Samuel Alito entered his confirmation hearings with the burden of repudiating his record of extremism on privacy, civil rights, presidential power, and federalism.  Instead, said People For the American Way President Ralph G Neas, Alito evaded questions, tried to distance himself from his positions without disavowing them, and reinforced concerns raised about his record.

“I would not have thought it possible for a nominee to be more evasive than John Roberts,” said Neas, “but on crucial questions about privacy, reproductive choice, and limits on presidential power, Samuel Alito is trying hard to leave Americans in the dark about what kind of justice he will be.”

Neas said a number of Democratic senators had raised excellent questions about the extremism of Alito’s record and legal views, questions that were not resolved by the efforts of Alito and his supporters to explain away some hard facts about his record, including:

  • A study by University of Chicago law professor Cass Sunstein found that 91 percent of his dissents take positions more conservative than do his colleagues on the appeals court, including colleagues appointed by Presidents Bush and Reagan. 
  • When there is a conflict between institutions and individual rights, Alito’s dissents argue against individual rights 84 percent of the time.  Alito advocated positions detrimental to civil rights 85 percent of the time. 

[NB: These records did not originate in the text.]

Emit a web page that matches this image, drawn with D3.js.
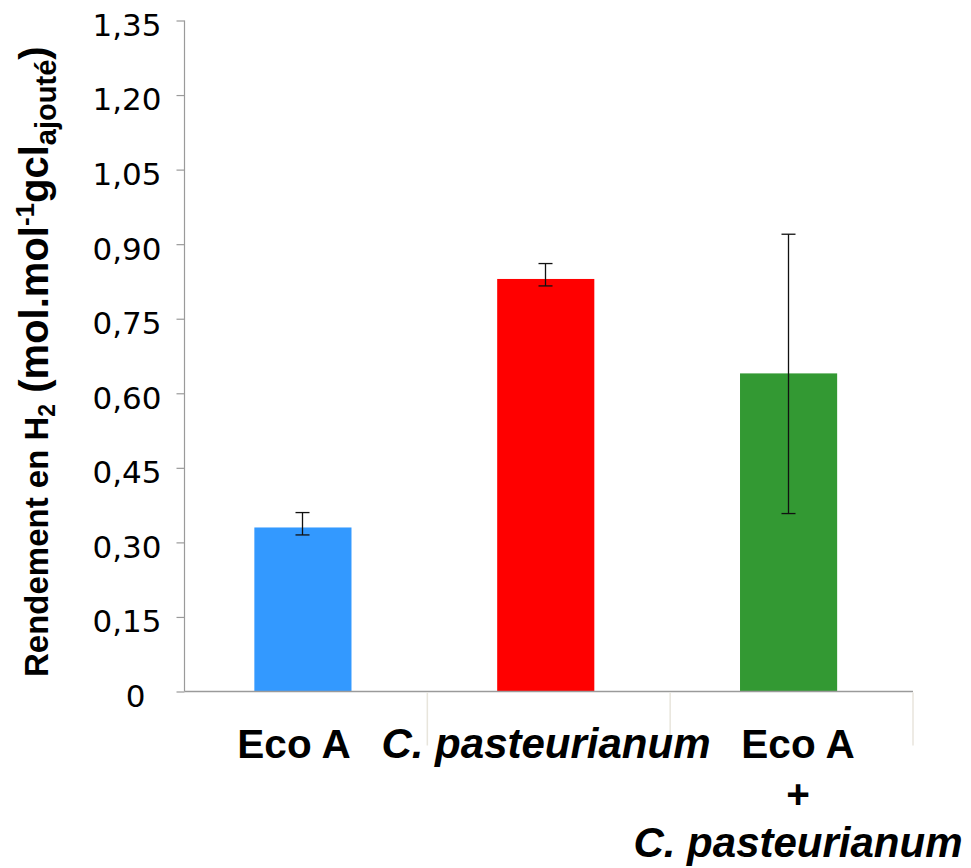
<!DOCTYPE html>
<html>
<head>
<meta charset="utf-8">
<script src="https://cdn.jsdelivr.net/npm/d3@7"></script>
<style>
  html, body { margin: 0; padding: 0; background: #fff; }
  svg { display: block; }
</style>
</head>
<body>
<svg id="chart" width="971" height="868"></svg>
<script>
// ---- data ----
const categories = ["Eco A", "C. pasteurianum", "Eco A + C. pasteurianum"];
const labelLines = [["Eco A"], ["C. pasteurianum"], ["Eco A", "+", "C. pasteurianum"]];
const italicLines = [[false], [true], [false, false, true]];
const values = [0.33, 0.83, 0.64];
const errLow = [0.315, 0.816, 0.358];
const errHigh = [0.36, 0.861, 0.92];
const barColors = ["#3399ff", "#ff0000", "#339933"];
const yTicks = [0, 0.15, 0.30, 0.45, 0.60, 0.75, 0.90, 1.05, 1.20, 1.35];
const yMax = 1.35;

(function () {
// ---- layout ----
const svg = d3.select("#chart");
const mLeft = 184.5, mRight = 913, mTop = 20.5, mBottom = 691.5;

const x = d3.scaleBand().domain(categories).range([mLeft, mRight]).padding(0);
const y = d3.scaleLinear().domain([0, yMax]).range([mBottom, mTop]);
// label centres (Excel places the wrapped labels on a slightly wider spread)
const xLab = d3.scalePoint().domain(categories).range([294, 798]);

const barW = x.bandwidth() * 0.4;

// bars
svg.append("g").selectAll("rect")
  .data(categories)
  .join("rect")
  .attr("x", d => x(d) + x.bandwidth() / 2 - barW / 2 - 3)
  .attr("y", (d, i) => y(values[i]))
  .attr("width", barW)
  .attr("height", (d, i) => y(0) - y(values[i]))
  .attr("fill", (d, i) => barColors[i]);

// error bars
const eg = svg.append("g").attr("stroke", "#111").attr("stroke-width", 1.3);
categories.forEach((c, i) => {
  const cx = Math.round(x(c) + x.bandwidth() / 2 - 4) + 0.5;
  eg.append("line").attr("x1", cx).attr("x2", cx).attr("y1", y(errLow[i])).attr("y2", y(errHigh[i]));
  eg.append("line").attr("x1", cx - 7).attr("x2", cx + 7).attr("y1", y(errLow[i])).attr("y2", y(errLow[i]));
  eg.append("line").attr("x1", cx - 7).attr("x2", cx + 7).attr("y1", y(errHigh[i])).attr("y2", y(errHigh[i]));
});

// y axis
const fmt = v => v === 0 ? "0" : d3.format(".2f")(v).replace(".", ",");
const yAxis = svg.append("g")
  .attr("transform", `translate(${mLeft},0)`)
  .call(d3.axisLeft(y).tickValues(yTicks).tickFormat(fmt).tickSize(8).tickPadding(15));
yAxis.select(".domain").attr("stroke", "#9a9a9a").attr("stroke-width", 1.2).attr("d", `M0,${mTop}V${mBottom}`);
yAxis.selectAll(".tick line").attr("stroke", "#9a9a9a").attr("stroke-width", 1.2);
yAxis.selectAll(".tick text")
  .attr("font-family", "'DejaVu Sans', sans-serif")
  .attr("font-size", 31)
  .attr("fill", "#000")
  .attr("dy", "0.48em")
  .attr("dx", d => d === 0 ? -16 : 0);

// x axis line
svg.append("line")
  .attr("x1", mLeft).attr("x2", mRight)
  .attr("y1", mBottom).attr("y2", mBottom)
  .attr("stroke", "#9a9a9a").attr("stroke-width", 1.5);

// category separators
svg.append("g").selectAll("line")
  .data(categories)
  .join("line")
  .attr("x1", d => x(d) + x.bandwidth())
  .attr("x2", d => x(d) + x.bandwidth())
  .attr("y1", mBottom + 1)
  .attr("y2", mBottom + 54)
  .attr("stroke", "#e8e5dc").attr("stroke-width", 1.5);

// x labels
const xl = svg.append("g")
  .attr("font-family", "'Liberation Sans', Arial, sans-serif")
  .attr("font-weight", "bold")
  .attr("fill", "#000")
  .attr("text-anchor", "middle");
categories.forEach((c, i) => {
  const t = xl.append("text")
    .attr("x", xLab(c))
    .attr("y", 758);
  labelLines[i].forEach((line, j) => {
    t.append("tspan")
      .attr("x", xLab(c))
      .attr("dy", j === 0 ? 0 : 49.5)
      .attr("font-size", italicLines[i][j] ? 42 : 40.5)
      .attr("font-style", italicLines[i][j] ? "italic" : "normal")
      .text(line);
  });
});

// y axis title
const yt = svg.append("text")
  .attr("transform", "translate(48,677) rotate(-90)")
  .attr("text-anchor", "start")
  .attr("font-family", "'Liberation Sans', Arial, sans-serif")
  .attr("font-weight", "bold")
  .attr("font-size", 33)
  .attr("fill", "#000");
yt.append("tspan").text("Rendement en H");
yt.append("tspan").attr("font-size", 23).attr("dy", 7).text("2");
yt.append("tspan").attr("font-size", 40).attr("dy", -7).text(" (mol.mol");
yt.append("tspan").attr("font-size", 26).attr("dy", -14).text("-1");
yt.append("tspan").attr("font-size", 40).attr("dy", 14).text("gcl");
yt.append("tspan").attr("font-size", 29).attr("dy", 8).text("ajouté");
yt.append("tspan").attr("font-size", 40).attr("dy", -8).text(")");
})();
</script>
</body>
</html>
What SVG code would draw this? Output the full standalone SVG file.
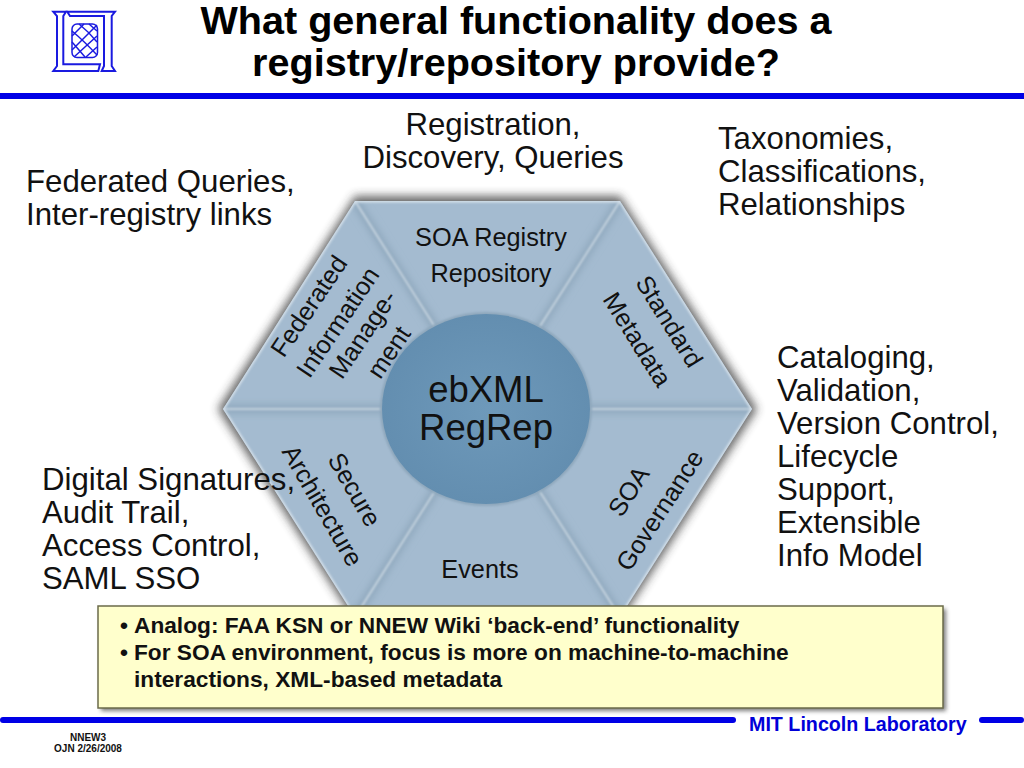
<svg xmlns="http://www.w3.org/2000/svg" width="1024" height="768" viewBox="0 0 1024 768">
<style>
text{font-family:"Liberation Sans",Arial,sans-serif;fill:#111}
.title{font-size:39.6px;font-weight:700;text-anchor:middle;fill:#000}
.lab{font-size:31.2px}
.seg{font-size:25.3px;text-anchor:middle}
.note{font-size:22.7px;font-weight:700}
.foot{font-size:10px;font-weight:700;text-anchor:middle}
.bar{fill:#0000e6}
.logo{fill:none;stroke:#1a1ae0;stroke-width:2}
.lat{fill:none;stroke:#1a1ae0;stroke-width:1.5}
.dk{stroke:#90a9be;stroke-width:9;fill:none;filter:url(#b3)}
.lt{stroke:#d5e0e9;stroke-width:1.4;fill:none;filter:url(#b1)}
</style>
<defs>
<filter id="shadow" x="-20%" y="-20%" width="140%" height="140%"><feGaussianBlur stdDeviation="5"/></filter>
<filter id="b3" x="-20%" y="-20%" width="140%" height="140%"><feGaussianBlur stdDeviation="3.5"/></filter>
<filter id="b1" x="-20%" y="-20%" width="140%" height="140%"><feGaussianBlur stdDeviation="0.8"/></filter>
<filter id="boxs" x="-5%" y="-10%" width="110%" height="120%"><feGaussianBlur stdDeviation="2"/></filter>
<radialGradient id="hub" cx="50%" cy="50%" r="60%"><stop offset="0" stop-color="#6e99ba"/><stop offset="1" stop-color="#618cae"/></radialGradient>
<clipPath id="hexclip"><polygon points="355,201 620,201 752,409 620,617 355,617 223,409"/></clipPath>
</defs>

<g id="title">
<text class="title" x="516" y="34">What general functionality does a</text>
<text class="title" x="516" y="76">registry/repository provide?</text>
</g>
<g id="logo">
<path class="logo" d="M53.3 11.7H66L63.3 16V64.3H100L98.3 71H53.3L57 66V16Z"/>
<path class="logo" d="M67.3 11.7H115L111.7 16V66L115 71H101.7L104 66V16H70Z"/>
<rect class="lat" x="72" y="24" width="25.5" height="33.5" rx="5"/>
<path class="lat" d="M72 31Q84 41 97 55M72 42Q79 50 85 57M79 24Q89 32 97 42M89 24L97 31M72 50Q84 38 97 25M74 57Q86 46 97 36M86 57L97 47M72 36Q78 30 84 24"/>
</g>
<rect id="top-rule" class="bar" x="0" y="93" width="1024" height="6"/>

<g id="hexagon">
<polygon points="355,196 620,196 757,409 620,622 355,622 218,409" fill="#333" opacity=".75" filter="url(#shadow)"/>
<polygon points="355,201 620,201 752,409 620,617 355,617 223,409" fill="#a4bbd0"/>
<g clip-path="url(#hexclip)">
<path d="M355 201L487 409L620 201M223 409H752M355 617L487 409L620 617" class="dk"/>
<path d="M355 201H620L752 409L620 617H355L223 409Z" stroke="#d6e1ea" stroke-width="3" fill="none" filter="url(#b1)"/>
<path d="M355 201L487 409L620 201M223 409H752M355 617L487 409L620 617" class="lt"/>
</g>
</g>

<g id="hub">
<ellipse cx="486" cy="409" rx="106" ry="97" fill="#8ea7bc" filter="url(#b1)"/>
<ellipse cx="486" cy="409" rx="104" ry="95" fill="url(#hub)"/>
<text x="486" y="402" font-size="36.5" text-anchor="middle">ebXML</text>
<text x="486" y="440" font-size="36.5" text-anchor="middle">RegRep</text>
</g>

<g id="seg-registry"><text class="seg" x="491" y="246">SOA Registry</text><text class="seg" x="491" y="282">Repository</text></g>
<g id="seg-federated">
<text class="seg" transform="translate(316 311) rotate(-56)">Federated</text>
<text class="seg" transform="translate(345 327) rotate(-56)">Information</text>
<text class="seg" transform="translate(370 339) rotate(-56)">Manage-</text>
<text class="seg" transform="translate(396 357) rotate(-56)">ment</text>
</g>
<g id="seg-metadata">
<text class="seg" transform="translate(662 326) rotate(58)">Standard</text>
<text class="seg" transform="translate(630 344) rotate(58)">Metadata</text>
</g>
<g id="seg-governance">
<text class="seg" transform="translate(636 496) rotate(-57)">SOA</text>
<text class="seg" transform="translate(667 515) rotate(-57)">Governance</text>
</g>
<g id="seg-secure">
<text class="seg" transform="translate(347 494) rotate(60)">Secure</text>
<text class="seg" transform="translate(315 510) rotate(60)">Architecture</text>
</g>
<g id="seg-events"><text class="seg" x="480" y="578">Events</text></g>

<g id="label-registration"><text class="lab" x="493" y="135" text-anchor="middle">Registration,</text><text class="lab" x="493" y="168" text-anchor="middle">Discovery, Queries</text></g>
<g id="label-taxonomies"><text class="lab" x="718" y="149">Taxonomies,</text><text class="lab" x="718" y="182">Classifications,</text><text class="lab" x="718" y="215">Relationships</text></g>
<g id="label-federated"><text class="lab" x="26" y="192">Federated Queries,</text><text class="lab" x="26" y="225">Inter-registry links</text></g>
<g id="label-cataloging">
<text class="lab" x="777" y="368">Cataloging,</text><text class="lab" x="777" y="401">Validation,</text><text class="lab" x="777" y="434">Version Control,</text><text class="lab" x="777" y="467">Lifecycle</text><text class="lab" x="777" y="500">Support,</text><text class="lab" x="777" y="533">Extensible</text><text class="lab" x="777" y="566">Info Model</text>
</g>
<g id="label-signatures">
<text class="lab" x="42" y="490">Digital Signatures,</text><text class="lab" x="42" y="523">Audit Trail,</text><text class="lab" x="42" y="556">Access Control,</text><text class="lab" x="42" y="589">SAML SSO</text>
</g>

<g id="note">
<rect x="101" y="609" width="845" height="102" fill="#444" opacity=".7" filter="url(#boxs)"/>
<rect x="98" y="606" width="845" height="102" fill="#ffffcc" stroke="#6b6b4a" stroke-width="1.5"/>
<text class="note" x="120" y="633">•</text><text class="note" x="134" y="633">Analog: FAA KSN or NNEW Wiki ‘back-end’ functionality</text>
<text class="note" x="120" y="660">•</text><text class="note" x="134" y="660">For SOA environment, focus is more on machine-to-machine</text>
<text class="note" x="134" y="687">interactions, XML-based metadata</text>
</g>

<g id="footer">
<rect class="bar" x="0" y="717" width="736" height="6" rx="3"/>
<rect class="bar" x="979" y="717" width="45" height="6" rx="3"/>
<text x="749" y="731" font-size="19.7" font-weight="700" style="fill:#0000d8">MIT Lincoln Laboratory</text>
<text class="foot" x="88" y="741">NNEW3</text>
<text class="foot" x="88" y="752">OJN 2/26/2008</text>
</g>
</svg>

“I believe we will see even more sharply focused questions from senators in their second round, given Judge Alito’s testimony today,” Neas said.

On the topic of Alito’s membership in the reactionary “Concerned Alumni of Princeton,” Alito “was just not credible,” said Neas.  “How could someone brag about membership in a group that was designed to stir controversy and then deny knowing it was controversial?”  Neas noted that CAP was notorious for its inflammatory rhetoric opposing the increasing racial and gender diversity on campus and its hostility to gay and lesbian students, and that Princeton alums Bill Bradley and Bill Frist had both sharply criticized the group.

“Today’s testimony confirmed that there is no doubt that replacing Sandra Day O’Connor with Samuel Alito would shift the Supreme Court far to the right,” said Neas.  “Americans cannot count on Samuel Alito to uphold their rights and legal protections.”